Periodically, his administration breathlessly
announces with positive spin some new factoid about the program, which has put
approaching a half million more Louisianans on the public dole. The latest
comes from a survey
that extrapolates the adult uninsured rate in the state has fallen by just
about half from six months prior to expansion through 2017.
Fixating only on insured status does miss the
larger point of access to health care. Perhaps less than in any other state,
because of Louisiana’s archaic public hospital system, does the lack of
insurance translate into no health care; plenty of those uninsured people had
access to health care – for free – prior to expansion.
And on the other side of the coin, having Medicaid now doesn’t guarantee timely access, if at all, to health care. The survey captures this in that 28 percent said they delayed medical care because they couldn’t get an appointment, a 14-fold increase over data from the 2015 version. That may not all be imputed to expansion, but no doubt a healthy chunk of it can be from expansion signups overwhelming the system.
(NOTE: The error noted below in the strikethroughs has been corrected by the authors, although the copy posted by the state in the link above contains the original erroneous text.)
The survey also noted that almost 9 percent of the
decrease came from the lowest income individuals, defined at the 19 24 percent or
less federal poverty level. But they already qualified for Medicaid, so
expansion had nothing to do with their gaining insurance. The same is true, although
the researchers didn’t create categories to capture it, for the 20 to 25
percent group, so this “woodwork effect” (as researchers call it) overstates
the impact of expansion by perhaps 10 percent. So, the "woodwork effect" (as researchers call it) overstates the impact of expansion by this much.

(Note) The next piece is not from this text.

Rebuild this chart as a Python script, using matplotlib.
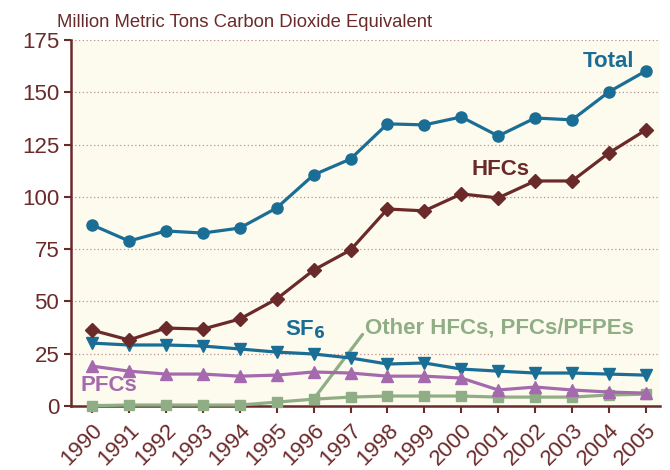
import numpy as np
import matplotlib
matplotlib.use('Agg')
import matplotlib.pyplot as plt

plt.rcParams['font.family'] = ['Liberation Sans', 'DejaVu Sans']

# Data
years = list(range(1990, 2006))
total = [86.6, 78.9, 83.7, 82.7, 85.1, 94.7, 110.5, 118.1, 134.9, 134.4,
         138.2, 129.1, 137.7, 136.8, 150.2, 160.2]
hfcs = [36.3, 31.6, 37.3, 36.8, 41.6, 51.2, 65.0, 74.6, 94.2, 93.3,
        101.4, 99.5, 107.6, 107.6, 121.0, 132.0]
sf6 = [30.1, 29.2, 29.2, 28.7, 27.3, 25.8, 24.9, 23.0, 20.1, 20.6,
       17.7, 16.7, 15.8, 15.8, 15.3, 14.8]
pfcs = [19.1, 16.7, 15.3, 15.3, 14.3, 14.8, 16.3, 15.8, 14.3, 14.3,
        13.4, 7.7, 9.1, 7.7, 6.7, 6.2]
other = [0.2, 0.5, 0.5, 0.5, 0.5, 1.9, 3.3, 4.3, 4.8, 4.8,
         4.8, 4.3, 4.3, 4.3, 5.3, 5.7]
yticks = [0, 25, 50, 75, 100, 125, 150, 175]

maroon = '#6b2a2a'
blue = '#1a6e96'
purple = '#a46aad'
green = '#8fae85'
bg = '#fdfaee'

fig = plt.figure(figsize=(6.7, 4.7), dpi=100)
ax = fig.add_axes([0.106, 0.136, 0.879, 0.779])
ax.set_facecolor(bg)

lw = 2.3
ax.plot(years, total, color=blue, lw=lw, marker='o', ms=8, zorder=5, clip_on=False)
ax.plot(years, hfcs, color=maroon, lw=lw, marker='D', ms=7, zorder=5, clip_on=False)
ax.plot(years, sf6, color=blue, lw=lw, marker='v', ms=9, zorder=4, clip_on=False)
ax.plot(years, pfcs, color=purple, lw=lw, marker='^', ms=9, zorder=4, clip_on=False)
ax.plot(years, other, color=green, lw=lw, marker='s', ms=7, zorder=3, clip_on=False)

# Series labels
bold = dict(fontsize=16, fontweight='bold')
ax.text(2004.0, 164.5, 'Total', color=blue, ha='center', va='center', **bold)
ax.text(2001.05, 113, 'HFCs', color=maroon, ha='center', va='center', **bold)
ax.text(1995.77, 36.3, 'SF$_\\mathbf{6}$', color=blue, ha='center', va='center', **bold)
ax.text(1990.46, 9.6, 'PFCs', color=purple, ha='center', va='center', **bold)
ax.annotate('Other HFCs, PFCs/PFPEs', xy=(1996, other[6]), xytext=(1997.4, 37.5),
            color=green, ha='left', va='center', fontsize=16, fontweight='bold',
            arrowprops=dict(arrowstyle='-', color=green, lw=2.3, shrinkA=0, shrinkB=0,
                            relpos=(0, 0.35)))

ax.set_xlim(1989.43, 2005.38)
ax.set_ylim(0, 175)
ax.set_yticks(yticks)
ax.set_xticks(years)
ax.set_xticklabels([str(y) for y in years], rotation=45, ha='right', rotation_mode='anchor')
ax.tick_params(colors=maroon, labelsize=16, length=5, width=1.5)
ax.tick_params(axis='x', pad=5)

# dotted gridlines
for y in yticks[1:]:
    ax.axhline(y, color='#c09090', lw=0.9, ls=(0, (1, 2)), zorder=1)

for s in ['top', 'right']:
    ax.spines[s].set_visible(False)
for s in ['left', 'bottom']:
    ax.spines[s].set_color(maroon)
    ax.spines[s].set_linewidth(1.8)

fig.text(0.085, 0.953, 'Million Metric Tons Carbon Dioxide Equivalent',
         color=maroon, fontsize=13.3, ha='left', va='center')

fig.savefig('out.png', dpi=100)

Then there are data the Edwards Administration
hopes observers gloss over. Specifically, adjusting for the fact that the
presented statistics totaled to more than 100 percent because of individuals
with multiple sources of insurance, Medicaid proportions increased only 8.5
percent in the two years, which doesn’t account for the all of 11.3 percent
drop in the uninsured. That and more came from increases in Medicare enrollments
(likely a combination of an aging population and the woodwork effect
transferred from publicity about expansion), military insurance, and in that
purchased.
Together, these accounted for more than the gap,
because other categories saw declines. Former employers saw a drop, probably
due to the aging population shifting into Medicare. But, most significantly,
employer plan participation dropped by nearly a percent. Much of the amount must
have come from people dropping plans that cost them money and entering Medicaid
where they had to pay nothing.
This transfer of private responsibility to
taxpayers becomes confirmed among the beneficiaries of expansion, at the 138
percent and less FPL. While from 2015 to 2017 40,000 fewer people had employer
insurance, 10,000 fewer bought it on their own, 23,000 fewer paid in to a plan
from a former employer, 11,000 fewer received it from the military, and 6,000
fewer had it paid for by someone outside the household (almost exclusively
younger folks), 12,000 more had signed up for Medicare and a staggering 142,000
more were on Medicaid.
Put it another way, assuming the Medicare increase
took care of half the drop for retirees, 67,000 (assuming all with military
insurance don’t pay premiums) or 47 percent of the Medicaid increase came from
people paying for their insurance either partially or entirely who now make the
taxpayer pick up the tab. At an average
cost of $500 a month, that’s a staggering $402 million extra a year
Louisianans pay for people likely not previously uninsured (although any double counts,
which in this income group likely are few, would lower that number). And that
doesn’t include those in the military or separated with benefits that, for
whatever reason, might have abandoned that for Medicaid.
That’s why ratepayers, taxpayers (because Louisiana
Medicaid is now run for all but waiver programs as a managed care regime), and
many hospital patients saw a tax increase in excess of $200 million dollars
passed on to them upon Medicaid expansion to pay for all of this. Plus,
although the Edwards Administration commissioned a study, flawed
as it turned out, to try to argue expansion caused net economic benefits
that translated into more government revenues than without it, a more valid conclusion
is that expansion is a net drain on both government coffers and the state’s
economy – and only will escalate in magnitude in the coming years.
Edwards can cheerlead all he wants on the issue, but
all it amounts to is a massive transfer of wealth from middle income and above
to lower income individuals that, at least in terms of outcomes, has yet to pay off.
Louisiana continues to be worse off for him having expanded Medicaid.